#### [TASK TO COMPLETE]
Please print exactly the lines below, from the start of the material up to and including the line with "plt.rcParams['mathtext.default'] = 'regular'", but none of the pictures.

## BEGIN

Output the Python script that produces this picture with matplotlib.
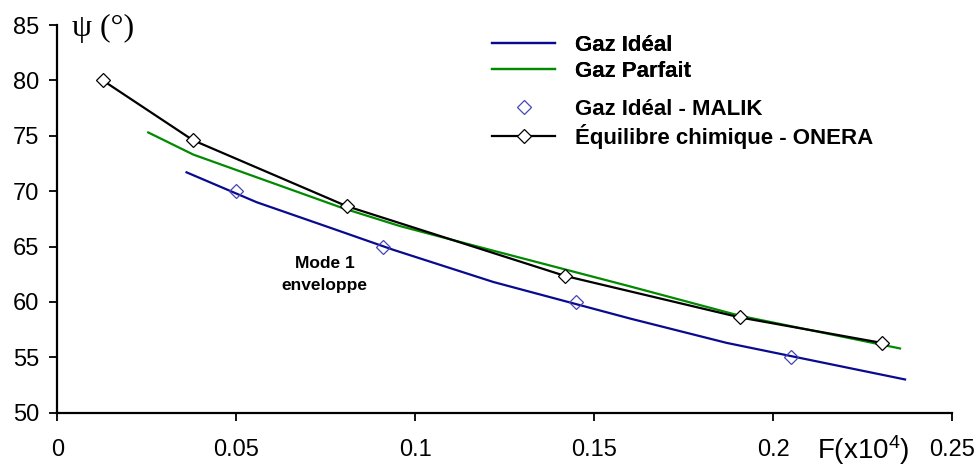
import matplotlib
matplotlib.use("Agg")
import matplotlib.pyplot as plt

plt.rcParams['font.family'] = ['Liberation Sans', 'DejaVu Sans']
plt.rcParams['mathtext.fontset'] = 'custom'
plt.rcParams['mathtext.rm'] = 'Liberation Sans'
plt.rcParams['mathtext.default'] = 'regular'

# ---- data ----
ideal_x = [0.0361, 0.0557, 0.0762, 0.0939, 0.1218, 0.1600, 0.1870, 0.2368]
ideal_y = [71.7, 69.0, 66.7, 64.7, 61.8, 58.5, 56.3, 53.0]

parfait_x = [0.0254, 0.0380, 0.0799, 0.0957, 0.1209, 0.1600, 0.1907, 0.2354]
parfait_y = [75.3, 73.3, 68.45, 66.85, 64.7, 61.4, 58.75, 55.8]

malik_x = [0.050, 0.091, 0.145, 0.205]
malik_y = [70.0, 65.0, 60.0, 55.0]

onera_x = [0.0127, 0.0379, 0.0808, 0.1418, 0.1907, 0.2303]
onera_y = [80.0, 74.6, 68.65, 62.35, 58.6, 56.3]

xticks = [0, 0.05, 0.10, 0.15, 0.20, 0.25]
xtick_labels = ['0', '0.05', '0.1', '0.15', '0.2', '0.25']
yticks = [50, 55, 60, 65, 70, 75, 80, 85]

labels = ['Gaz Idéal', 'Gaz Parfait', 'Gaz Idéal - MALIK', 'Équilibre chimique - ONERA']

W, H = 979, 466
fig = plt.figure(figsize=(W / 100, H / 100), dpi=100)
ax = fig.add_axes([57.3 / W, 1 - 412.7 / H, (952.3 - 57.3) / W, (412.7 - 25) / H])

l1, = ax.plot(ideal_x, ideal_y, color='#0A0A90', lw=1.6)
l2, = ax.plot(parfait_x, parfait_y, color='#008A00', lw=1.6)
l3, = ax.plot(malik_x, malik_y, ls='none', marker='D', ms=7.5, mfc='none',
              mec='#4545B5', mew=0.9)
l4, = ax.plot(onera_x, onera_y, color='black', lw=1.6, marker='D', ms=7.5,
              mfc='white', mec='black', mew=0.9)

ax.set_xlim(0, 0.25)
ax.set_ylim(50, 85)
ax.set_xticks(xticks)
ax.set_xticklabels(xtick_labels)
ax.set_yticks(yticks)
for s in ['top', 'right']:
    ax.spines[s].set_visible(False)
for s in ['left', 'bottom']:
    ax.spines[s].set_linewidth(1.6)
ax.tick_params(axis='both', direction='out', length=6, width=1.3, labelsize=17)
ax.tick_params(axis='x', pad=13)
ax.tick_params(axis='y', pad=7)

# axis labels
fig.text(863 / W, 1 - 450 / H, r'F(x10$^{4}$)', fontsize=20, ha='center', va='center')
fig.text(72 / W, 1 - 28 / H, 'ψ (°)', fontsize=23, ha='left', va='center',
         family=['Liberation Serif', 'DejaVu Serif'])

# annotation
ax.text(0.0747, 63.45, 'Mode 1', fontsize=12.5, fontweight='bold', ha='center', va='center')
ax.text(0.0747, 61.45, 'enveloppe', fontsize=12.5, fontweight='bold', ha='center', va='center')

# legends
leg1 = fig.legend([l1, l2], labels[:2], loc='upper left',
                  bbox_to_anchor=(492 / W, 1 - 35 / H), frameon=False,
                  prop={'size': 16, 'weight': 'bold'}, handlelength=2.85,
                  handletextpad=0.9, labelspacing=0.22, borderpad=0, borderaxespad=0)
leg2 = fig.legend([l3, l4], labels[2:], loc='upper left',
                  bbox_to_anchor=(492 / W, 1 - 99 / H), frameon=False,
                  prop={'size': 16, 'weight': 'bold'}, handlelength=2.85,
                  handletextpad=0.9, labelspacing=0.18, borderpad=0, borderaxespad=0)
fig.add_artist(leg1)

fig.savefig('out.png', dpi=100)
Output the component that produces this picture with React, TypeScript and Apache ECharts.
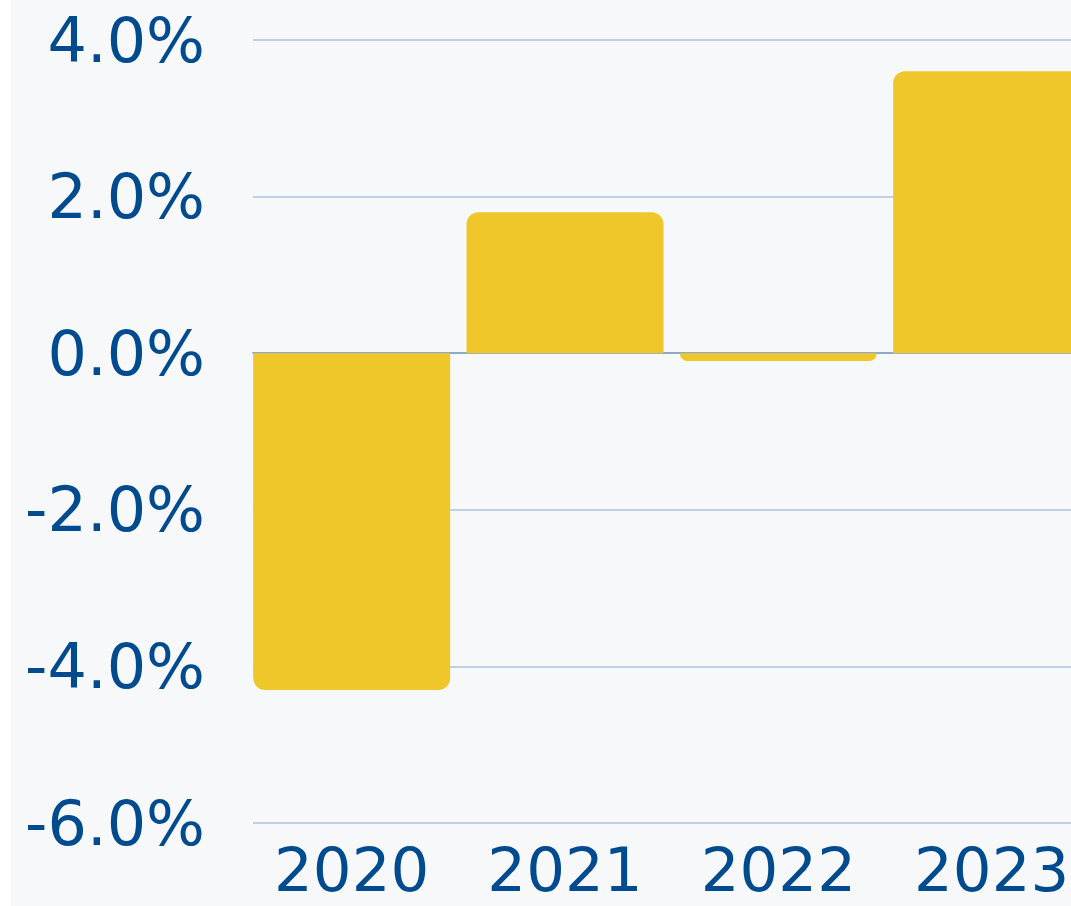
import React, { useEffect, useRef } from "react";
import * as echarts from "echarts";

const years = ["2020", "2021", "2022", "2023"];
const growth = [-4.3, 1.8, -0.1, 3.6];
const spacer = [null, null, null, null];
const yMin = -6;
const yMax = 4;
const yStep = 2;

export default function App() {
  const ref = useRef<HTMLDivElement>(null);
  useEffect(() => {
    if (!ref.current) return;
    const chart = echarts.init(ref.current, undefined, { renderer: "svg" });
    const font = "DejaVu Sans";
    const blue = "#004a8f";
    chart.setOption({
      animation: false,
      backgroundColor: "#f6f8fa",
      grid: { left: 242, top: 40, width: 853.33, height: 783, containLabel: false },
      xAxis: {
        type: "category",
        data: years,
        axisTick: { show: false },
        axisLine: { show: true, lineStyle: { color: "#8fa9cc", width: 2 } },
        axisLabel: {
          interval: 0,
          color: blue,
          fontFamily: font,
          fontSize: 61,
          lineHeight: 50,
          margin: 21,
          padding: [0, 16, 0, 0],
        },
      },
      yAxis: {
        type: "value",
        min: yMin,
        max: yMax,
        interval: yStep,
        axisLine: { show: false },
        axisTick: { show: false },
        splitLine: { lineStyle: { color: "#bfd0e5", width: 2 } },
        axisLabel: {
          color: blue,
          fontFamily: font,
          fontSize: 62,
          margin: 48,
          formatter: (v: number) => v.toFixed(1) + "%",
        },
      },
      series: [
        {
          type: "bar",
          barWidth: 197,
          barGap: 0,
          data: growth.map((v) => ({
            value: v,
            itemStyle: {
              color: "#efc72b",
              borderRadius: v >= 0 ? [12, 12, 0, 0] : [0, 0, 12, 12],
            },
          })),
        },
        {
          type: "bar",
          barWidth: 16,
          barGap: 0,
          data: spacer,
        },
      ],
    });
    return () => chart.dispose();
  }, []);
  return (
    <div
      style={{
        position: "absolute",
        left: 11,
        top: 0,
        width: 1060,
        height: 906,
        overflow: "hidden",
      }}
    >
      <div ref={ref} style={{ width: 1110, height: 906 }} />
    </div>
  );
}
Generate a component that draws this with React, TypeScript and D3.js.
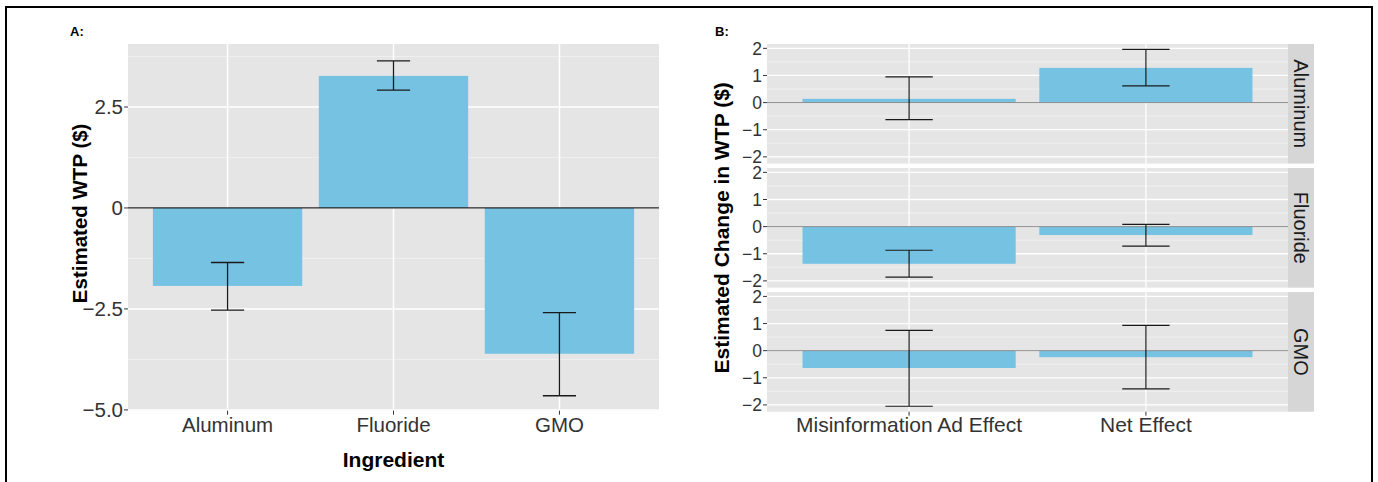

## END

#### [WRITTEN ANSWER]
Output the Python script that produces this picture with matplotlib.
import matplotlib
matplotlib.use("Agg")
import matplotlib.pyplot as plt

plt.rcParams['font.family'] = ['Liberation Sans', 'DejaVu Sans']
plt.rcParams['mathtext.fontset'] = 'custom'
plt.rcParams['mathtext.rm'] = 'Liberation Sans'
plt.rcParams['mathtext.default'] = 'regular'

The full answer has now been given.